Urban Rehabilitation of the Rive Sector
The competition comprehended the rehabilitation of a public space of approximately 25.000 m² at the heart of the city of Geneva around the Rive sector, a major urban articulation of the left bank of Geneva where various urban fabrics, multiple services and several kinds of transport meet. The rehabilitation of this area should not only solve the problems caused by mobility and traffic but also to create a large pedestrian area in the city centre. What we found was, therefore, a vacant space, without concrete limits, without any design identifying its uses, without guides for walking, resting or just enjoying public space, that the proposal seeks to define and create, giving birth to a new square and a new pedestrian urban axis. The square defines a centre around which public transport circulation, pedestrian circulation and living spaces are organised. Its design extends and contaminates the adjacent areas, creating a high-quality spatial and urban continuity, which runs through the intervention area while freeing up the entire central space of the new axis in which the underground parking accesses cores are lowered concerning the street level and incorporated into a bank. This continuity and fluidity towards the famous jet d’eau allow maximum appropriation of this new public space on market days.

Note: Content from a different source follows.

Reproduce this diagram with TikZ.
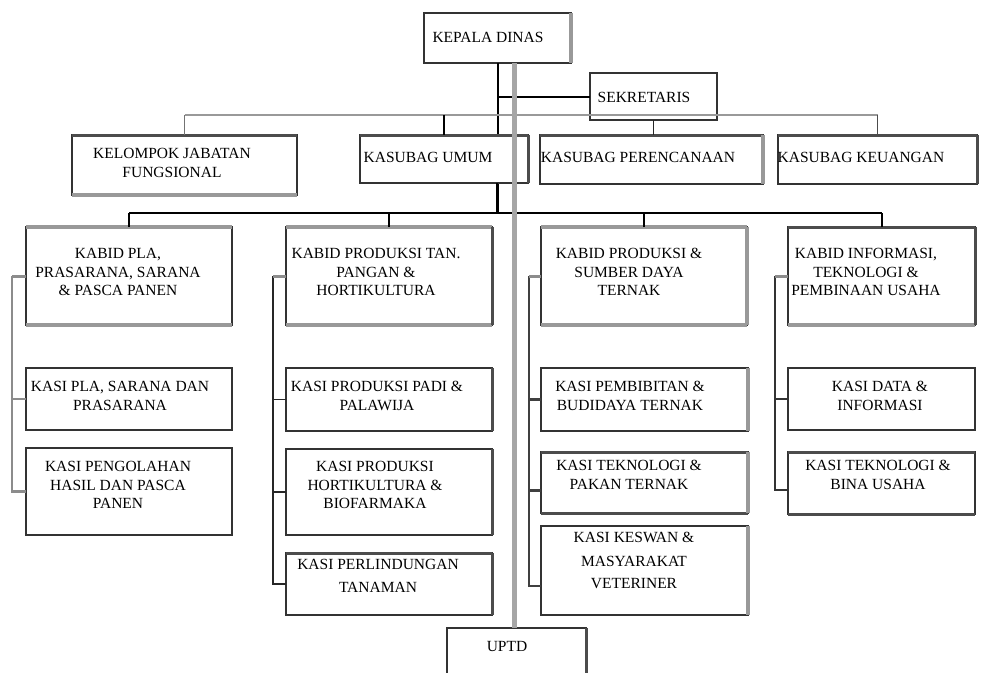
\documentclass[tikz,border=0pt]{standalone}
\usepackage{fontspec}
\setmainfont{Liberation Serif}
\begin{document}
\begin{tikzpicture}[x=1pt,y=-1pt,
  box/.style={draw=black!80,line width=1.2pt,fill=white,inner sep=0pt,outer sep=0pt,anchor=north west},
  txt/.style={align=center,inner sep=0pt,font=\fontsize{15.5}{18.5}\selectfont},
  blk/.style={draw=black,line width=2pt},
  thin/.style={draw=black!85,line width=1.2pt},
  gline/.style={draw=black!40,line width=2.6pt},
  gthick/.style={draw=black!35,line width=5pt},
  gedge/.style={draw=black!40,line width=3.5pt},
  dedge/.style={draw=black!70,line width=3pt},
  stub/.style={draw=black!45,line width=3pt}]
\clip (0,0) rectangle (984,672);
\fill[white] (0,0) rectangle (984,672);
% helper coordinates
\coordinate (bus) at (497,213);
\coordinate (gbus) at (0,115);
\coordinate (gx) at (514,0);
% ---------- boxes ----------
\node[box,minimum width=147pt,minimum height=50pt] (kepala) at (424,13) {};
\node[box,minimum width=127pt,minimum height=47pt] (sek) at (590,73) {};
% black trunk behind the boxes
\draw[blk] (kepala.south) -- (kepala.south |- bus);
\draw[blk] (kepala.south |- sek.west) -- (sek.west);
\node[box,minimum width=225pt,minimum height=60pt] (kel) at (72,135) {};
\node[box,minimum width=168pt,minimum height=48pt] (umum) at (360,135) {};
\node[box,minimum width=223pt,minimum height=49pt] (ren) at (540,135) {};
\node[box,minimum width=199pt,minimum height=49pt] (keu) at (778,135) {};
\node[box,minimum width=206pt,minimum height=98pt] (b1) at (26,227) {};
\node[box,minimum width=206pt,minimum height=98pt] (b2) at (286,227) {};
\node[box,minimum width=206pt,minimum height=98pt] (b3) at (541,227) {};
\node[box,minimum width=187pt,minimum height=98pt] (b4) at (788,227) {};
\node[box,minimum width=206pt,minimum height=62pt] (k11) at (26,368) {};
\node[box,minimum width=206pt,minimum height=87pt] (k12) at (26,448) {};
\node[box,minimum width=206pt,minimum height=63pt] (k21) at (286,368) {};
\node[box,minimum width=206pt,minimum height=86pt] (k22) at (286,449) {};
\node[box,minimum width=206pt,minimum height=62pt] (k23) at (286,553) {};
\node[box,minimum width=207pt,minimum height=63pt] (k31) at (541,368) {};
\node[box,minimum width=207pt,minimum height=61pt] (k32) at (541,452) {};
\node[box,minimum width=207pt,minimum height=89pt] (k33) at (541,526) {};
\node[box,minimum width=187pt,minimum height=62pt] (k41) at (788,368) {};
\node[box,minimum width=187pt,minimum height=62pt] (k42) at (788,452) {};
\node[box,minimum width=139pt,minimum height=60pt] (uptd) at (447,628) {};
% ---------- box edge accents ----------
\draw[gedge] (kepala.north east) -- (kepala.south east);
\draw[gedge] (kel.south west) -- (kel.south east);
\draw[dedge] (kel.north west) -- (kel.north east);
\draw[dedge] (umum.north west) -- (umum.north east);
\draw[dedge] (umum.north east) -- (umum.south east);
\draw[dedge] (ren.north west) -- (ren.north east);
\draw[gedge] (ren.north east) -- (ren.south east);
\draw[dedge] (keu.north west) -- (keu.north east);
\draw[dedge] (keu.north east) -- (keu.south east);
\foreach \b in {b1,b2,b3}{
  \draw[gedge] (\b.north west) -- (\b.north east);
  \draw[gedge] (\b.south west) -- (\b.south east);
}
\draw[gedge] (b3.north east) -- (b3.south east);
\draw[dedge] (b2.north east) -- (b2.south east);
\draw[dedge] (b4.north west) -- (b4.north east);
\draw[gedge] (b4.south west) -- (b4.south east);
\draw[dedge] (b4.north east) -- (b4.south east);
\draw[dedge] (k21.north east) -- (k21.south east);
\draw[dedge] (k22.north east) -- (k22.south east);
\draw[dedge] (k23.north west) -- (k23.north east);
\draw[dedge] (k23.north east) -- (k23.south east);
\draw[gedge] (k31.north east) -- (k31.south east);
\draw[dedge] (k32.north west) -- (k32.north east);
\draw[dedge] (k32.south west) -- (k32.south east);
\draw[gedge] (k32.north east) -- (k32.south east);
\draw[gedge] (k33.north east) -- (k33.south east);
\draw[dedge] (k42.north west) -- (k42.north east);
\draw[dedge] (k42.south west) -- (k42.south east);
\draw[dedge] (uptd.north east) -- (uptd.south east);
% ---------- connectors ----------
% black bus to the KABID boxes
\draw[blk] (umum.south -| bus) -- (bus);
\draw[blk,line width=2.6pt] (b1.north |- bus) -- (b4.north |- bus);
\foreach \b in {b1,b2,b3,b4}{ \draw[blk] (\b.north |- bus) -- (\b.north); }
% gray bus to the KASUBAG row
\draw[gline] (kel.north |- gbus) -- (keu.north |- gbus);
\draw[thin,draw=black!55] (kel.north |- gbus) -- (kel.north);
\draw[blk] (umum.north |- gbus) -- (umum.north);
\draw[thin,draw=black!70] (keu.north |- gbus) -- (keu.north);
\draw[thin] (sek.south) -- (sek.south |- ren.north);
% gray trunk to UPTD
\draw[gthick] (kepala.south -| gx) -- (uptd.north -| gx);
% column side lines
\draw[draw=black!45,line width=2.6pt] (b1.west) ++(-14,0) |- (k12.west);
\draw[stub] (b1.west) -- ++(-14,0);
\draw[draw=black!45,line width=2.6pt] (k11.west) -- ++(-14,0);
\draw[draw=black!85,line width=1.4pt] (b2.west) ++(-13,0) |- (k23.west);
\draw[stub] (b2.west) -- ++(-13,0);
\draw[draw=black!85,line width=1.4pt] (k21.west) -- ++(-13,0);
\draw[draw=black!85,line width=1.4pt] (k22.west) -- ++(-13,0);
\draw[draw=black!75,line width=2.4pt] (b3.west) ++(-12,0) |- ([yshift=-15.5pt]k33.west);
\draw[stub] (b3.west) -- ++(-12,0);
\draw[draw=black!75,line width=2.4pt] (k31.west) -- ++(-12,0);
\draw[draw=black!75,line width=2.4pt] ([yshift=-8pt]k32.west) -- ++(-12,0);
\draw[draw=black!80,line width=2.2pt] (b4.west) ++(-13,0) |- ([yshift=-7pt]k42.west);
\draw[stub] (b4.west) -- ++(-13,0);
\draw[draw=black!80,line width=2.2pt] (k41.west) -- ++(-13,0);
% ---------- texts ----------
\node[txt] (tkepala) at (488,37) {KEPALA DINAS};
\node[txt] (tsek) at (644,97) {SEKRETARIS};
\node[txt] (tkel) at (172,163) {KELOMPOK JABATAN\\FUNGSIONAL};
\node[txt] (tumum) at (428,157.5) {KASUBAG UMUM};
\node[txt] (tren) at (638,157.5) {KASUBAG PERENCANAAN};
\node[txt] (tkeu) at (861,157.5) {KASUBAG KEUANGAN};
\node[txt] (tb1) at (118,272) {KABID PLA,\\PRASARANA, SARANA\\\& PASCA PANEN};
\node[txt] (tb2) at (376,272) {KABID PRODUKSI TAN.\\PANGAN \&\\HORTIKULTURA};
\node[txt] (tb3) at (629,272) {KABID PRODUKSI \&\\SUMBER DAYA\\TERNAK};
\node[txt] (tb4) at (866,272) {KABID INFORMASI,\\TEKNOLOGI \&\\PEMBINAAN USAHA};
\node[txt] (tk11) at (120,396) {KASI PLA, SARANA DAN\\PRASARANA};
\node[txt] (tk12) at (118,485) {KASI PENGOLAHAN\\HASIL DAN PASCA\\PANEN};
\node[txt] (tk21) at (377,396) {KASI PRODUKSI PADI \&\\PALAWIJA};
\node[txt] (tk22) at (375,485) {KASI PRODUKSI\\HORTIKULTURA \&\\BIOFARMAKA};
\node[txt] (tk23) at (378,576) {KASI PERLINDUNGAN\\[4pt]TANAMAN};
\node[txt] (tk31) at (630,396) {KASI PEMBIBITAN \&\\BUDIDAYA TERNAK};
\node[txt] (tk32) at (629,475) {KASI TEKNOLOGI \&\\PAKAN TERNAK};
\node[txt] (tk33) at (634,560) {KASI KESWAN \&\\[6pt]MASYARAKAT\\[3pt]VETERINER};
\node[txt] (tk41) at (880,396) {KASI DATA \&\\INFORMASI};
\node[txt] (tk42) at (878,475) {KASI TEKNOLOGI \&\\BINA USAHA};
\node[txt] (tuptd) at (507,646) {UPTD};
\end{tikzpicture}
\end{document}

The new square demarcates a centre on this axis through three founding elements: floor, ceiling, and masts. The proposed design for the floor fits the one already existing in the city with stone and concrete curbs, which, in the intervention area, intensifies to highlight the uniqueness of the square. Gradually, the concrete becomes brighter (with the addition of vitreous aggregates) and the pavement metric becomes denser, where one recognises the roundabout’s diagonals (subtly ensuring the integration of all elements of the sub-soil structures). The square then becomes a shiny surface, able to reflect the sky and the suspended ceiling. The suspended ceiling is the visible expression of the roundabout’s public transport infrastructures and, at the same time, it has an aesthetic function and an architectural form of great lightness, transparency and brilliance. It is a shell woven by the finest strands, which makes the primary function of a rigid overhead structure almost to disappear becoming a subtle, luminous, suspended structure (where the illumination coincides with the intersections of the primary lines) and finally setting up the square.
The site acquires its identity, between floor and ceiling, while giving rise to a new urban façade made up of elegant and thin masts, far enough away from existing building facades to give order and rhythm to the square's diagonals. The masts evoke the history of the city: at their base, they are solid black concrete as a foundation, then elegant painted steel shafts making up the cornice of nineteenth-century historic buildings and, finally, turning into evanescent ends of polished aluminum, dissolving into infinity.